What is asked: Please set down all the lines beneath this one exactly, without the pictures.

Data extract:

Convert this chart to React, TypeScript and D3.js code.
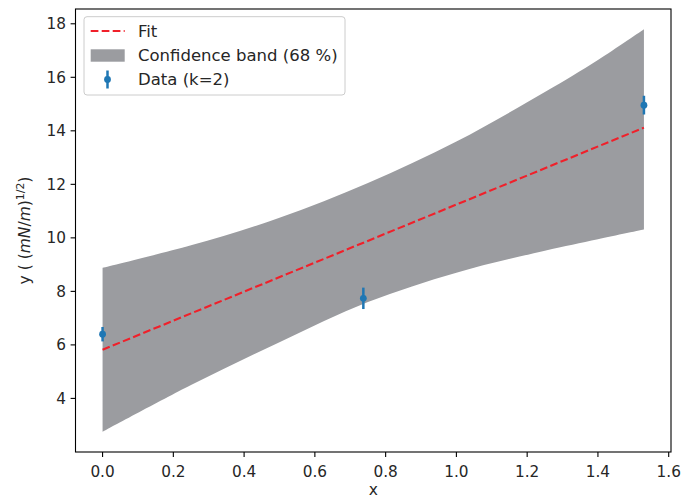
import React from 'react';
import * as d3 from 'd3';

// measured points (k=2 coverage)
const dataX = [0, 0.737, 1.53];
const dataY = [6.4, 7.74, 14.96];
const dataErr = [0.27, 0.4, 0.35];

// straight-line fit, end points
const fitX = [0, 1.53];
const fitY = [5.82, 14.12];

const bandX = [0, 0.25, 0.5, 0.75, 1.0, 1.25, 1.4, 1.53];
const bandUpper = [8.88, 9.72, 10.75, 12.05, 13.6, 15.45, 16.65, 17.8];
const bandLower = [2.75, 4.5, 6.1, 7.6, 8.7, 9.52, 9.95, 10.31];

const xTicks = [0, 0.2, 0.4, 0.6, 0.8, 1.0, 1.2, 1.4, 1.6];
const yTicks = [4, 6, 8, 10, 12, 14, 16, 18];

const W = 697;
const H = 500;
const left = 75.5;
const right = 671;
const top = 9;
const bottom = 452;
const FONT = 'DejaVu Sans, sans-serif';
const TICK_FS = 15.3;
const LEG_FS = 16.5;
const LAB_FS = 15.5;

const RED = '#f0202a';
const BLUE = '#1f77b4';
const GRAY = '#9b9ca0';
const TXT = '#262626';

export default function App() {
	// matplotlib style 5% margins
	const xExt = d3.extent(bandX) as [number, number];
	const xPad = (xExt[1] - xExt[0]) * 0.05;
	const yAll = [...bandUpper, ...bandLower, ...dataY];
	const yExt = d3.extent(yAll) as [number, number];
	const yPad = (yExt[1] - yExt[0]) * 0.05;

	const x = d3.scaleLinear().domain([xExt[0] - xPad, xExt[1] + xPad]).range([left, right]);
	const y = d3.scaleLinear().domain([yExt[0] - yPad, yExt[1] + yPad]).range([bottom, top]);

	const band = d3
		.area<number>()
		.x((d) => x(d))
		.y0((_, i) => y(bandLower[i]))
		.y1((_, i) => y(bandUpper[i]))
		.curve(d3.curveCatmullRom);

	const fitLine = d3
		.line<number>()
		.x((d) => x(d))
		.y((_, i) => y(fitY[i]));

	const fmtX = d3.format('.1f');

	return (
		<svg
			width={W}
			height={H}
			style={{ position: 'absolute', left: 0, top: 0, background: '#fff' }}
			fontFamily={FONT}
		>
			<rect x={0} y={0} width={W} height={H} fill="#fff" />
			<path d={band(bandX) || ''} fill={GRAY} />
			<path
				d={fitLine(fitX) || ''}
				fill="none"
				stroke={RED}
				strokeWidth={2.1}
				strokeDasharray="7.7,3.3"
			/>
			{dataX.map((d, i) => (
				<g key={i}>
					<line
						x1={x(d)}
						x2={x(d)}
						y1={y(dataY[i] - dataErr[i])}
						y2={y(dataY[i] + dataErr[i])}
						stroke={BLUE}
						strokeWidth={2.5}
					/>
					<circle cx={x(d)} cy={y(dataY[i])} r={3.4} fill={BLUE} />
				</g>
			))}

			{/* axes frame */}
			<rect
				x={left}
				y={top}
				width={right - left}
				height={bottom - top}
				fill="none"
				stroke="#000"
				strokeWidth={1.1}
			/>

			{xTicks.map((t) => (
				<g key={'x' + t}>
					<line x1={x(t)} x2={x(t)} y1={bottom} y2={bottom + 4.9} stroke="#000" strokeWidth={1.1} />
					<text x={x(t)} y={bottom + 24.5} textAnchor="middle" fontSize={TICK_FS} fill={TXT}>
						{fmtX(t)}
					</text>
				</g>
			))}
			{yTicks.map((t) => (
				<g key={'y' + t}>
					<line x1={left - 4.9} x2={left} y1={y(t)} y2={y(t)} stroke="#000" strokeWidth={1.1} />
					<text x={left - 9.5} y={y(t) + 5.5} textAnchor="end" fontSize={TICK_FS} fill={TXT}>
						{t}
					</text>
				</g>
			))}

			<text x={(left + right) / 2} y={495} textAnchor="middle" fontSize={LAB_FS} fill={TXT}>
				x
			</text>
			<text
				transform={`translate(30, ${(top + bottom) / 2}) rotate(-90)`}
				textAnchor="middle"
				fontSize={LAB_FS}
				fill={TXT}
			>
				<tspan>y ( (</tspan>
				<tspan fontStyle="italic">mN</tspan>
				<tspan>/</tspan>
				<tspan fontStyle="italic">m</tspan>
				<tspan>)</tspan>
				<tspan dy={-6.5} fontSize={LAB_FS * 0.7}>1/2</tspan>
				<tspan dy={6.5}>)</tspan>
			</text>

			{/* legend */}
			<g>
				<rect x={84} y={16.7} width={261} height={78.3} rx={3} fill="#fff" fillOpacity={0.8} stroke="#cccccc" strokeWidth={1} />
				<line x1={90.7} x2={124.7} y1={31} y2={31} stroke={RED} strokeWidth={2.1} strokeDasharray="7.7,3.3" />
				<text x={138} y={37} fontSize={LEG_FS} fill={TXT}>Fit</text>
				<rect x={90.7} y={49.3} width={34} height={12.4} fill={GRAY} />
				<text x={138} y={61} fontSize={LEG_FS} fill={TXT}>Confidence band (68 %)</text>
				<line x1={107.5} x2={107.5} y1={70.5} y2={88.5} stroke={BLUE} strokeWidth={2.5} />
				<circle cx={107.5} cy={79.5} r={3.4} fill={BLUE} />
				<text x={138} y={85} fontSize={LEG_FS} fill={TXT}>Data (k=2)</text>
			</g>
		</svg>
	);
}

Solution to this task:
Convert this chart to React, TypeScript and D3.js code.
import React from 'react';
import * as d3 from 'd3';

// measured points (k=2 coverage)
const dataX = [0, 0.737, 1.53];
const dataY = [6.4, 7.74, 14.96];
const dataErr = [0.27, 0.4, 0.35];

// straight-line fit, end points
const fitX = [0, 1.53];
const fitY = [5.82, 14.12];

const bandX = [0, 0.25, 0.5, 0.75, 1.0, 1.25, 1.4, 1.53];
const bandUpper = [8.88, 9.72, 10.75, 12.05, 13.6, 15.45, 16.65, 17.8];
const bandLower = [2.75, 4.5, 6.1, 7.6, 8.7, 9.52, 9.95, 10.31];

const xTicks = [0, 0.2, 0.4, 0.6, 0.8, 1.0, 1.2, 1.4, 1.6];
const yTicks = [4, 6, 8, 10, 12, 14, 16, 18];

const W = 697;
const H = 500;
const left = 75.5;
const right = 671;
const top = 9;
const bottom = 452;
const FONT = 'DejaVu Sans, sans-serif';
const TICK_FS = 15.3;
const LEG_FS = 16.5;
const LAB_FS = 15.5;

const RED = '#f0202a';
const BLUE = '#1f77b4';
const GRAY = '#9b9ca0';
const TXT = '#262626';

export default function App() {
	// matplotlib style 5% margins
	const xExt = d3.extent(bandX) as [number, number];
	const xPad = (xExt[1] - xExt[0]) * 0.05;
	const yAll = [...bandUpper, ...bandLower, ...dataY];
	const yExt = d3.extent(yAll) as [number, number];
	const yPad = (yExt[1] - yExt[0]) * 0.05;

	const x = d3.scaleLinear().domain([xExt[0] - xPad, xExt[1] + xPad]).range([left, right]);
	const y = d3.scaleLinear().domain([yExt[0] - yPad, yExt[1] + yPad]).range([bottom, top]);

	const band = d3
		.area<number>()
		.x((d) => x(d))
		.y0((_, i) => y(bandLower[i]))
		.y1((_, i) => y(bandUpper[i]))
		.curve(d3.curveCatmullRom);

	const fitLine = d3
		.line<number>()
		.x((d) => x(d))
		.y((_, i) => y(fitY[i]));

	const fmtX = d3.format('.1f');

	return (
		<svg
			width={W}
			height={H}
			style={{ position: 'absolute', left: 0, top: 0, background: '#fff' }}
			fontFamily={FONT}
		>
			<rect x={0} y={0} width={W} height={H} fill="#fff" />
			<path d={band(bandX) || ''} fill={GRAY} />
			<path
				d={fitLine(fitX) || ''}
				fill="none"
				stroke={RED}
				strokeWidth={2.1}
				strokeDasharray="7.7,3.3"
			/>
			{dataX.map((d, i) => (
				<g key={i}>
					<line
						x1={x(d)}
						x2={x(d)}
						y1={y(dataY[i] - dataErr[i])}
						y2={y(dataY[i] + dataErr[i])}
						stroke={BLUE}
						strokeWidth={2.5}
					/>
					<circle cx={x(d)} cy={y(dataY[i])} r={3.4} fill={BLUE} />
				</g>
			))}

			{/* axes frame */}
			<rect
				x={left}
				y={top}
				width={right - left}
				height={bottom - top}
				fill="none"
				stroke="#000"
				strokeWidth={1.1}
			/>

			{xTicks.map((t) => (
				<g key={'x' + t}>
					<line x1={x(t)} x2={x(t)} y1={bottom} y2={bottom + 4.9} stroke="#000" strokeWidth={1.1} />
					<text x={x(t)} y={bottom + 24.5} textAnchor="middle" fontSize={TICK_FS} fill={TXT}>
						{fmtX(t)}
					</text>
				</g>
			))}
			{yTicks.map((t) => (
				<g key={'y' + t}>
					<line x1={left - 4.9} x2={left} y1={y(t)} y2={y(t)} stroke="#000" strokeWidth={1.1} />
					<text x={left - 9.5} y={y(t) + 5.5} textAnchor="end" fontSize={TICK_FS} fill={TXT}>
						{t}
					</text>
				</g>
			))}

			<text x={(left + right) / 2} y={495} textAnchor="middle" fontSize={LAB_FS} fill={TXT}>
				x
			</text>
			<text
				transform={`translate(30, ${(top + bottom) / 2}) rotate(-90)`}
				textAnchor="middle"
				fontSize={LAB_FS}
				fill={TXT}
			>
				<tspan>y ( (</tspan>
				<tspan fontStyle="italic">mN</tspan>
				<tspan>/</tspan>
				<tspan fontStyle="italic">m</tspan>
				<tspan>)</tspan>
				<tspan dy={-6.5} fontSize={LAB_FS * 0.7}>1/2</tspan>
				<tspan dy={6.5}>)</tspan>
			</text>

			{/* legend */}
			<g>
				<rect x={84} y={16.7} width={261} height={78.3} rx={3} fill="#fff" fillOpacity={0.8} stroke="#cccccc" strokeWidth={1} />
				<line x1={90.7} x2={124.7} y1={31} y2={31} stroke={RED} strokeWidth={2.1} strokeDasharray="7.7,3.3" />
				<text x={138} y={37} fontSize={LEG_FS} fill={TXT}>Fit</text>
				<rect x={90.7} y={49.3} width={34} height={12.4} fill={GRAY} />
				<text x={138} y={61} fontSize={LEG_FS} fill={TXT}>Confidence band (68 %)</text>
				<line x1={107.5} x2={107.5} y1={70.5} y2={88.5} stroke={BLUE} strokeWidth={2.5} />
				<circle cx={107.5} cy={79.5} r={3.4} fill={BLUE} />
				<text x={138} y={85} fontSize={LEG_FS} fill={TXT}>Data (k=2)</text>
			</g>
		</svg>
	);
}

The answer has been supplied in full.